Microsoft Humanitarian Systems (MHS) is an expeditionary team under Microsoft Chief Software Architect Ray Ozzie, tasked with investigating and building working models of advanced solutions to address collaborative aspects of some of the most vexing, emotionally-charged, and least-served human interaction problems, including relief, development, conflict resolution, human trafficking, and human rights. The team is founded on the premise that significant, forward-looking collaborative solutions can emerge when they are designed for – and developed in – complex environments where networks are unreliable, equipment fails, trust is lacking, training is minimal, users are highly mobile, and information overload is the norm.
The team’s primary objective is to compress the discovery cycle for technical innovation by rapidly building solutions in the field in order to learn what works, what doesn’t, and why – sooner than would be possible in a less challenging setting. By subjecting prototypes to extreme degrees of the same technical and social pressures that are also present to a lesser degree in typical business settings, MHS seeks to identify novel architectures, usage models, and solutions that match interaction patterns occurring in such hostile and stressful environments.
This approach of developing solutions in the field may be seen as a kind of inverse incubation, in which engineers are taken to the field to work side by side with their intended users and subject themselves to the same cultural, operational, and environmental complexities in which their solutions must perform. Through this form of extreme immersion, MHS aims to achieve a high level of design validation. The focus on edge-based, in situ discovery is intended to provide an early glimpse into emerging requirements. MHS projects explore how technology can be leveraged to address difficult collaboration problems in an area of critical need, with the expectation that lessons learned from these experiences be applied to the design of software and services for the information worker of tomorrow. Throughout the journey, MHS’ goal is to do good for affected populations, and to contribute meaningfully to the development of better tools for those who have dedicated their lives to humanitarian causes.

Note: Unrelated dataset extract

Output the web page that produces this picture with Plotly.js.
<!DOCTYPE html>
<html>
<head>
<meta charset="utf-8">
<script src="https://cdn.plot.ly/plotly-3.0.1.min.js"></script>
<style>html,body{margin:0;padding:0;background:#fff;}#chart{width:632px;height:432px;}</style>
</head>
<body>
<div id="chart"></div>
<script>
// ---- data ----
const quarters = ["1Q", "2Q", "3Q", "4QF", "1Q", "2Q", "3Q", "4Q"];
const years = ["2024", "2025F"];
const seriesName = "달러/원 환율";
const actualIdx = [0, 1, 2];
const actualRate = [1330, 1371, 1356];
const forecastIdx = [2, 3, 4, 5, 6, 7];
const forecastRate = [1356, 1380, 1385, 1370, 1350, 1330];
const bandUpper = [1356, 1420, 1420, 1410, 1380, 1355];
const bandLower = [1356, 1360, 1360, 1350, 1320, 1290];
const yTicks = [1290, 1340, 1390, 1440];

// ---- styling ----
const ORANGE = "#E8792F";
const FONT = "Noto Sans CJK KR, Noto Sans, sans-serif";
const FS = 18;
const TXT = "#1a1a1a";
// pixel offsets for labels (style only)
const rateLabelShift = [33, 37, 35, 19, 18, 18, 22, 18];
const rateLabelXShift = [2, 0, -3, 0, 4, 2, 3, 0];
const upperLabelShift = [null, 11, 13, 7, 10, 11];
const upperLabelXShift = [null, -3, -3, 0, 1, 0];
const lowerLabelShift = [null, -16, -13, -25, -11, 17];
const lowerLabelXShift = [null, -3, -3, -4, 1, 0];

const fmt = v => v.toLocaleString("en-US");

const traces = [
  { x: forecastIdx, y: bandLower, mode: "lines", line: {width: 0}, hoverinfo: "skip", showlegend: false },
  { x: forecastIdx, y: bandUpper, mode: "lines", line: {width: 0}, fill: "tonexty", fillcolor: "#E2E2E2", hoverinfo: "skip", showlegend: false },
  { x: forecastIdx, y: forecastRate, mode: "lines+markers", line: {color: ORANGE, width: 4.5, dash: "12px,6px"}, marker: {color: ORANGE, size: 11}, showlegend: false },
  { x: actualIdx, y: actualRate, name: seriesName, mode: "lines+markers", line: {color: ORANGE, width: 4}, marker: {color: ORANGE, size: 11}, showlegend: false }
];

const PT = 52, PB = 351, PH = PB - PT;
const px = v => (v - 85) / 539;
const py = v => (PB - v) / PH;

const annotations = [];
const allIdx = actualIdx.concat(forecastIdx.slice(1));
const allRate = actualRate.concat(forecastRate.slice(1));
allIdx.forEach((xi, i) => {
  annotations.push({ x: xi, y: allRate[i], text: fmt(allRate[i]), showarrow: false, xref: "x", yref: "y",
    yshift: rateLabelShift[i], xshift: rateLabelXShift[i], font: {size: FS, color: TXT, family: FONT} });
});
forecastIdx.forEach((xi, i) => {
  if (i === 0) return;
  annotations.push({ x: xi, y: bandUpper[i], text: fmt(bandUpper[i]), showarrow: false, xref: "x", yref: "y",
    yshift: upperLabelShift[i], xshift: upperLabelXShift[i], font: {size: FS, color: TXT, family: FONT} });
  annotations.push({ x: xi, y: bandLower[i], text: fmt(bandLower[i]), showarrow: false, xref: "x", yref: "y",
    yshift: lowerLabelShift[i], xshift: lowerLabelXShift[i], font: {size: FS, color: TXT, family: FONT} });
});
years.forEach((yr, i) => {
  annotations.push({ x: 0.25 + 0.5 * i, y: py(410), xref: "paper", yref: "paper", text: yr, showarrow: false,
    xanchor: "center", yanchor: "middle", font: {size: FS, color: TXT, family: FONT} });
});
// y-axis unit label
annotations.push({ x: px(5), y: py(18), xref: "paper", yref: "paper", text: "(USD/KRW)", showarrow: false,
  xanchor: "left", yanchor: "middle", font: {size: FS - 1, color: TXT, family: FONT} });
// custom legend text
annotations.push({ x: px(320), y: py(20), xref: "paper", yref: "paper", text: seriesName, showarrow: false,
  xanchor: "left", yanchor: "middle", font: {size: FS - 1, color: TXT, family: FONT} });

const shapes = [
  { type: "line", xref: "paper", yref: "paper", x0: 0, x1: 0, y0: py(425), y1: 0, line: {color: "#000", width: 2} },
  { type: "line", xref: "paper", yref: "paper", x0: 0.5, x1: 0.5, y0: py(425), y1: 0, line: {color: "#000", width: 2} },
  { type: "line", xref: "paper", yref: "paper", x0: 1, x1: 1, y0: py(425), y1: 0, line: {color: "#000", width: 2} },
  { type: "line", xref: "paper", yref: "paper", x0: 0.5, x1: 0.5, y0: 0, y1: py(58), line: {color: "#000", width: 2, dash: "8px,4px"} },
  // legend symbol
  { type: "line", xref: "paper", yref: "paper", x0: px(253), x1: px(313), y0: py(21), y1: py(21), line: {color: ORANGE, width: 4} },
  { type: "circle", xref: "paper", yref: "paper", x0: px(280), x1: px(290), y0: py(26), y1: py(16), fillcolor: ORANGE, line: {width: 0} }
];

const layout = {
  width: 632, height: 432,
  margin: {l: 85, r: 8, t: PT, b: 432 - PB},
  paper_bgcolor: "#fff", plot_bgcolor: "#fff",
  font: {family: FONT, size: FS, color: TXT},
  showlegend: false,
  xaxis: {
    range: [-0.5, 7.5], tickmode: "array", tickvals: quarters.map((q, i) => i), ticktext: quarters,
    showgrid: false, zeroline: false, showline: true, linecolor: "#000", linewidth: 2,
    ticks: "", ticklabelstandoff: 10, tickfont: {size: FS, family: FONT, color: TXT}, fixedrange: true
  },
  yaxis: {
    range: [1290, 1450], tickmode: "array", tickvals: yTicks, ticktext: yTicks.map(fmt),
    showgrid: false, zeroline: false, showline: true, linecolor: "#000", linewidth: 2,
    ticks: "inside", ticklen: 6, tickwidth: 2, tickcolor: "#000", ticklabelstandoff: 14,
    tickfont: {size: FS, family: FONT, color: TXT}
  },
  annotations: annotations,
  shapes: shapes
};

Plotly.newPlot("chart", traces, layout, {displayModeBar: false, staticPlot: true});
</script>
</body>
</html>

An advisory council of experienced leaders and subject-matter experts drawn from the relevant communities of practice guide MHS in identification of projects, design of solutions, and evaluation of results. With the help of these advisors, MHS selects projects from a range of domains within the humanitarian sector, focusing on areas and processes where improved collaboration has the potential to yield a more effective response. Project domains include child survival, peace and conflict resolution, global pandemic response, human trafficking reduction, demobilization of child soldiers, market systems for the poor, maternal-child health and nutrition, human rights monitoring, civil-military cooperation, refugee care and case management, and humanitarian relief. Recent MHS work includes building collaborative solutions for distribution of relief to earthquake victims in Muzaffarabad, Kashmir and prototyping telemedicine tools for virtual pathology in rural Afghanistan.